# start of MATERIALS PROVIDED

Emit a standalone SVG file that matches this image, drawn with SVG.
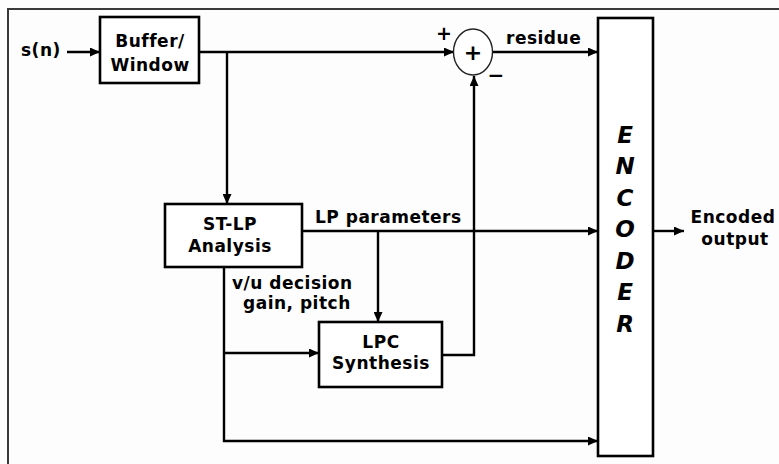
<svg xmlns="http://www.w3.org/2000/svg" width="779" height="464" viewBox="0 0 779 464">
<style>
.bg{fill:#fdfdfd}
.frame{fill:none;stroke:#3a3a3a;stroke-width:2}
.box{fill:#ffffff;stroke:#000;stroke-width:2.6}
.sum{fill:#ffffff;stroke:#222;stroke-width:1.4}
.wire{fill:none;stroke:#000;stroke-width:2.4}
.t{font-family:"DejaVu Sans",Verdana,sans-serif;font-weight:bold;font-size:17px;fill:#000;letter-spacing:0.5px}
.m{text-anchor:middle}
.enc{font-family:"DejaVu Sans",Verdana,sans-serif;font-weight:bold;font-style:italic;font-size:23px;fill:#000;text-anchor:middle}
</style>
<defs>
<marker id="ah" markerUnits="userSpaceOnUse" markerWidth="10" markerHeight="9" refX="10" refY="4.5" orient="auto">
<path d="M0,0 L10,4.5 L0,9 z" fill="#000"/>
</marker>
</defs>
<rect class="bg" x="0" y="0" width="779" height="464"/>
<path class="frame" d="M8,464 L8,9 L779,9"/>

<g id="connectors">
<line class="wire" x1="67" y1="52" x2="100" y2="52" marker-end="url(#ah)"/>
<line class="wire" x1="199" y1="52" x2="454" y2="52" marker-end="url(#ah)"/>
<line class="wire" x1="227" y1="52" x2="227" y2="204" marker-end="url(#ah)"/>
<line class="wire" x1="493" y1="52" x2="598" y2="52" marker-end="url(#ah)"/>
<line class="wire" x1="302" y1="231" x2="598" y2="231" marker-end="url(#ah)"/>
<line class="wire" x1="378" y1="231" x2="378" y2="322" marker-end="url(#ah)"/>
<polyline class="wire" points="224,267 224,441 598,441" marker-end="url(#ah)"/>
<line class="wire" x1="224" y1="353" x2="319" y2="353" marker-end="url(#ah)"/>
<polyline class="wire" points="442,355 474,355 474,76" marker-end="url(#ah)"/>
<line class="wire" x1="653" y1="231" x2="684" y2="231" marker-end="url(#ah)"/>
</g>

<g id="input">
<text class="t" x="21" y="56">s(n)</text>
</g>

<g id="buffer">
<rect class="box" x="100" y="17" width="99" height="66"/>
<text class="t m" x="150" y="47">Buffer/</text>
<text class="t m" x="150" y="71">Window</text>
</g>

<g id="sum">
<ellipse class="sum" cx="473" cy="52" rx="19.5" ry="23"/>
<text class="t m" x="473" y="60" style="font-size:22px;letter-spacing:0">+</text>
<text class="t m" x="444" y="40" style="font-size:19px;letter-spacing:0">+</text>
<text class="t m" x="496" y="82" style="font-size:20px;letter-spacing:0">−</text>
</g>

<g id="stlp">
<rect class="box" x="165" y="204" width="137" height="63"/>
<text class="t m" x="230" y="230">ST-LP</text>
<text class="t m" x="230" y="252">Analysis</text>
</g>

<g id="lpc">
<rect class="box" x="319" y="322" width="123" height="65"/>
<text class="t m" x="381" y="348">LPC</text>
<text class="t m" x="381" y="369">Synthesis</text>
</g>

<g id="encoder">
<rect class="box" x="598" y="18" width="55" height="438"/>
<text class="enc" x="625" y="143">E</text>
<text class="enc" x="625" y="174">N</text>
<text class="enc" x="625" y="206">C</text>
<text class="enc" x="625" y="237">O</text>
<text class="enc" x="625" y="269">D</text>
<text class="enc" x="625" y="300">E</text>
<text class="enc" x="625" y="332">R</text>
</g>

<g id="labels">
<text class="t" x="506" y="44">residue</text>
<text class="t" x="315" y="223">LP parameters</text>
<text class="t" x="232" y="289">v/u decision</text>
<text class="t" x="243" y="309">gain, pitch</text>
<text class="t m" x="733" y="223">Encoded</text>
<text class="t m" x="735" y="245">output</text>
</g>
</svg>
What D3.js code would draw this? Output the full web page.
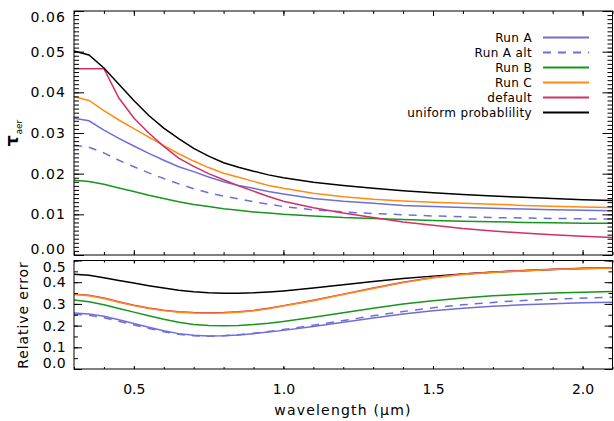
<!DOCTYPE html>
<html>
<head>
<meta charset="utf-8">
<script src="https://cdn.jsdelivr.net/npm/d3@7"></script>
<style>
  body { margin: 0; background: #fff; }
  svg { display: block; }
  text { font-family: "DejaVu Sans", sans-serif; fill: #000; }
</style>
</head>
<body>
<svg id="chart" width="614" height="421"></svg>
<script>
// Wavelength grid (µm)
const wavelength = [0.30, 0.35, 0.40, 0.45, 0.50, 0.55, 0.60, 0.65, 0.70, 0.75, 0.80, 0.85, 0.90, 0.95, 1.00,
                    1.10, 1.20, 1.30, 1.40, 1.50, 1.60, 1.70, 1.80, 1.90, 2.00, 2.10];

// Aerosol optical depth per retrieval
const tauRunA    = [0.0336, 0.0330, 0.0307, 0.0287, 0.0268, 0.0250, 0.0233, 0.0217, 0.0205, 0.0192, 0.0180, 0.0171, 0.0164, 0.0156, 0.0150,
                    0.0139, 0.0132, 0.0127, 0.0122, 0.0119, 0.0117, 0.0115, 0.0113, 0.0111, 0.0110, 0.0109];
const tauRunAalt = [0.0270, 0.0265, 0.0251, 0.0233, 0.0217, 0.0202, 0.0188, 0.0175, 0.0163, 0.0153, 0.0145, 0.0138, 0.0131, 0.0125, 0.0119,
                    0.0111, 0.0106, 0.0102, 0.0099, 0.0096, 0.0094, 0.0092, 0.0091, 0.0090, 0.0089, 0.0088];
const tauRunB    = [0.0184, 0.0181, 0.0174, 0.0165, 0.0156, 0.0147, 0.0139, 0.0131, 0.0124, 0.0119, 0.0114, 0.0110, 0.0106, 0.0103, 0.0100,
                    0.0096, 0.0092, 0.0090, 0.0087, 0.0085, 0.0083, 0.0082, 0.0080, 0.0079, 0.0078, 0.0078];
const tauRunC    = [0.0389, 0.0380, 0.0355, 0.0332, 0.0311, 0.0290, 0.0269, 0.0249, 0.0231, 0.0215, 0.0201, 0.0191, 0.0181, 0.0171, 0.0164,
                    0.0152, 0.0143, 0.0137, 0.0133, 0.0130, 0.0127, 0.0125, 0.0122, 0.0120, 0.0118, 0.0117];
const tauDefault = [0.0458, 0.0458, 0.0458, 0.0386, 0.0337, 0.0300, 0.0267, 0.0238, 0.0218, 0.0200, 0.0185, 0.0170, 0.0157, 0.0144, 0.0132,
                    0.0116, 0.0103, 0.0092, 0.0081, 0.0073, 0.0065, 0.0059, 0.0054, 0.0050, 0.0046, 0.0043];
const tauUniform = [0.0502, 0.0492, 0.0460, 0.0420, 0.0380, 0.0343, 0.0312, 0.0286, 0.0262, 0.0243, 0.0227, 0.0216, 0.0206, 0.0197, 0.0190,
                    0.0179, 0.0171, 0.0164, 0.0158, 0.0153, 0.0149, 0.0145, 0.0142, 0.0139, 0.0136, 0.0134];

// Relative error of the optical depth
const relRunA    = [0.258, 0.254, 0.243, 0.227, 0.210, 0.192, 0.176, 0.163, 0.155, 0.152, 0.153, 0.157, 0.163, 0.170, 0.178,
                    0.196, 0.215, 0.235, 0.253, 0.268, 0.280, 0.289, 0.296, 0.301, 0.305, 0.308];
const relRunAalt = [0.252, 0.248, 0.236, 0.220, 0.203, 0.187, 0.172, 0.160, 0.153, 0.151, 0.153, 0.158, 0.165, 0.173, 0.182,
                    0.202, 0.223, 0.245, 0.265, 0.282, 0.296, 0.307, 0.316, 0.322, 0.327, 0.331];
const relRunB    = [0.318, 0.310, 0.296, 0.279, 0.262, 0.245, 0.229, 0.215, 0.205, 0.200, 0.199, 0.201, 0.205, 0.211, 0.219,
                    0.238, 0.259, 0.280, 0.299, 0.315, 0.327, 0.337, 0.344, 0.350, 0.354, 0.357];
const relRunC    = [0.343, 0.338, 0.325, 0.308, 0.292, 0.279, 0.269, 0.262, 0.258, 0.257, 0.258, 0.262, 0.268, 0.278, 0.290,
                    0.315, 0.343, 0.371, 0.398, 0.420, 0.436, 0.445, 0.452, 0.458, 0.462, 0.465];
const relDefault = [0.345, 0.340, 0.327, 0.310, 0.294, 0.281, 0.271, 0.264, 0.260, 0.259, 0.260, 0.264, 0.270, 0.280, 0.292,
                    0.317, 0.345, 0.373, 0.400, 0.422, 0.438, 0.447, 0.454, 0.460, 0.464, 0.467];
const relUniform = [0.437, 0.432, 0.420, 0.408, 0.396, 0.384, 0.373, 0.363, 0.356, 0.351, 0.349, 0.349, 0.351, 0.355, 0.360,
                    0.373, 0.388, 0.403, 0.417, 0.428, 0.438, 0.446, 0.453, 0.459, 0.463, 0.466];

const seriesNames  = ["Run A", "Run A alt", "Run B", "Run C", "default", "uniform probablility"];
const seriesColors = ["#6e6ed8", "#6e6ed8", "#17951c", "#ff8c10", "#d42e68", "#000000"];
const seriesDashed = [false, true, false, false, false, false];

const xTickMajor = [0.5, 1.0, 1.5, 2.0];
const yTopTickMajor = [0.00, 0.01, 0.02, 0.03, 0.04, 0.05, 0.06];
const yBotTickMajor = [0.0, 0.1, 0.2, 0.3, 0.4, 0.5];

const tauSeries = [tauRunA, tauRunAalt, tauRunB, tauRunC, tauDefault, tauUniform];
const relSeries = [relRunA, relRunAalt, relRunB, relRunC, relDefault, relUniform];

// ---------- layout ----------
const svg = d3.select("#chart");
const L = 74, R = 612.5;
const topY0 = 11, topY1 = 255;
const botY0 = 260.5, botY1 = 369;

const x = d3.scaleLinear().domain([0.3, 2.1]).range([L, R]);
const yTop = d3.scaleLinear().domain([0, 0.06]).range([topY1, topY0]);
const yBot = d3.scaleLinear().domain([0, 0.5]).range([botY1, botY0]);

const xMinor = d3.range(3, 22).map(d => d / 10);
const yTopMinor = d3.range(0, 61).map(d => d / 1000);
const yBotMinor = d3.range(0, 11).map(d => d / 20);

// clip regions for the two panels
const defs = svg.append("defs");
defs.append("clipPath").attr("id", "clipTop").append("rect")
  .attr("x", L).attr("y", topY0).attr("width", R - L).attr("height", topY1 - topY0);
defs.append("clipPath").attr("id", "clipBot").append("rect")
  .attr("x", L).attr("y", botY0).attr("width", R - L).attr("height", botY1 - botY0);

function drawAxes(y, y0, y1, majorY, minorY, yMajLen, yMinLen, xMajLen, xMinLen, fmtY, labelX, yLetter, edgeShift) {
  const g = svg.append("g");
  // left y axis: minor then major, ticks pointing inward
  g.append("g").attr("transform", `translate(${L},0)`)
    .call(d3.axisLeft(y).tickValues(minorY).tickSize(-yMinLen).tickSizeOuter(0).tickFormat(""));
  const yl = g.append("g").attr("class", "ylab").attr("transform", `translate(${L},0)`)
    .call(d3.axisLeft(y).tickValues(majorY).tickSize(-yMajLen).tickSizeOuter(0).tickPadding(8).tickFormat(d3.format(fmtY)));
  // keep the end labels inside the panel's height
  const lo = majorY[0], hi = majorY[majorY.length - 1];
  yl.selectAll(".tick text").attr("dy", d => d === hi ? `${0.32 + edgeShift}em` : d === lo ? `${0.32 - edgeShift}em` : "0.32em");
  // right y axis
  g.append("g").attr("transform", `translate(${R},0)`)
    .call(d3.axisRight(y).tickValues(minorY).tickSize(-yMinLen).tickSizeOuter(0).tickFormat(""));
  g.append("g").attr("transform", `translate(${R},0)`)
    .call(d3.axisRight(y).tickValues(majorY).tickSize(-yMajLen).tickSizeOuter(0).tickFormat(""));
  // bottom x axis
  g.append("g").attr("transform", `translate(0,${y1})`)
    .call(d3.axisBottom(x).tickValues(xMinor).tickSize(-xMinLen).tickSizeOuter(0).tickFormat(""));
  g.append("g").attr("class", "xlab").attr("transform", `translate(0,${y1})`)
    .call(d3.axisBottom(x).tickValues(xTickMajor).tickSize(-xMajLen).tickSizeOuter(0).tickPadding(15)
      .tickFormat(labelX ? d3.format(".1f") : ""));
  // top x axis
  g.append("g").attr("transform", `translate(0,${y0})`)
    .call(d3.axisTop(x).tickValues(xMinor).tickSize(-xMinLen).tickSizeOuter(0).tickFormat(""));
  g.append("g").attr("transform", `translate(0,${y0})`)
    .call(d3.axisTop(x).tickValues(xTickMajor).tickSize(-xMajLen).tickSizeOuter(0).tickFormat(""));
  g.selectAll(".domain").remove();
  g.selectAll(".tick line").attr("stroke", "#000").attr("stroke-width", 1);
  g.selectAll("text").attr("font-size", 14).attr("font-family", "DejaVu Sans, sans-serif").attr("fill", "#000");
  g.selectAll(".ylab text").attr("letter-spacing", yLetter);
  // frame
  g.append("rect").attr("x", L).attr("y", y0).attr("width", R - L).attr("height", y1 - y0)
    .attr("fill", "none").attr("stroke", "#000").attr("stroke-width", 1);
}

function drawLines(y, data, clip, order) {
  const line = d3.line().x((d, i) => x(wavelength[i])).y(d => y(d));
  const g = svg.append("g").attr("clip-path", `url(#${clip})`);
  order.forEach(k => {
    g.append("path").datum(data[k])
      .attr("d", line)
      .attr("fill", "none")
      .attr("stroke", seriesColors[k])
      .attr("stroke-width", 1.5)
      .attr("stroke-dasharray", seriesDashed[k] ? "8,7" : null);
  });
}

// upper panel: optical depth
drawLines(yTop, tauSeries, "clipTop", [0, 1, 2, 3, 4, 5]);
drawAxes(yTop, topY0, topY1, yTopTickMajor, yTopMinor, 10, 5, 5, 3, ".2f", false, 1.1, 0.42);

// lower panel: relative error
drawLines(yBot, relSeries, "clipBot", [5, 4, 0, 1, 2, 3]);
drawAxes(yBot, botY0, botY1, yBotTickMajor, yBotMinor, 8, 4, 3, 2, ".1f", true, 0.3, 0.43);

// legend
const legend = svg.append("g");
seriesNames.forEach((name, i) => {
  const yy = 37.5 + i * 15;
  legend.append("text").attr("x", 532).attr("y", yy).attr("dy", "0.35em")
    .attr("text-anchor", "end").attr("font-size", 12).attr("letter-spacing", 0.35).text(name);
  legend.append("line").attr("x1", 543).attr("x2", 589).attr("y1", yy).attr("y2", yy)
    .attr("stroke", seriesColors[i]).attr("stroke-width", 1.8)
    .attr("stroke-dasharray", seriesDashed[i] ? "8,7" : null);
});

// axis titles
const tauTitle = svg.append("text")
  .attr("transform", "translate(18,133) rotate(-90)")
  .attr("text-anchor", "middle");
tauTitle.append("tspan").attr("font-size", 17).attr("font-weight", "bold").text("τ");
tauTitle.append("tspan").attr("font-size", 9).attr("dy", 4).attr("dx", 1).text("aer");

svg.append("text")
  .attr("transform", "translate(23,315) rotate(-90)")
  .attr("text-anchor", "middle").attr("dominant-baseline", "central")
  .attr("font-size", 14).attr("letter-spacing", 0.9).text("Relative error");

svg.append("text")
  .attr("x", 343).attr("y", 410).attr("dominant-baseline", "central")
  .attr("text-anchor", "middle").attr("font-size", 14).attr("letter-spacing", 1.2)
  .text("wavelength (μm)");
</script>
</body>
</html>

# end of MATERIALS PROVIDED

TASK REQUIREMENTS |
In the listing above, find the line with "What D3.js code" and the line with "1.90, 2.00, 2.10];". Copy exactly those lines and all between them, minus the images.

ANSWER IN FULL |
What D3.js code would draw this? Output the full web page.
<!DOCTYPE html>
<html>
<head>
<meta charset="utf-8">
<script src="https://cdn.jsdelivr.net/npm/d3@7"></script>
<style>
  body { margin: 0; background: #fff; }
  svg { display: block; }
  text { font-family: "DejaVu Sans", sans-serif; fill: #000; }
</style>
</head>
<body>
<svg id="chart" width="614" height="421"></svg>
<script>
// Wavelength grid (µm)
const wavelength = [0.30, 0.35, 0.40, 0.45, 0.50, 0.55, 0.60, 0.65, 0.70, 0.75, 0.80, 0.85, 0.90, 0.95, 1.00,
                    1.10, 1.20, 1.30, 1.40, 1.50, 1.60, 1.70, 1.80, 1.90, 2.00, 2.10];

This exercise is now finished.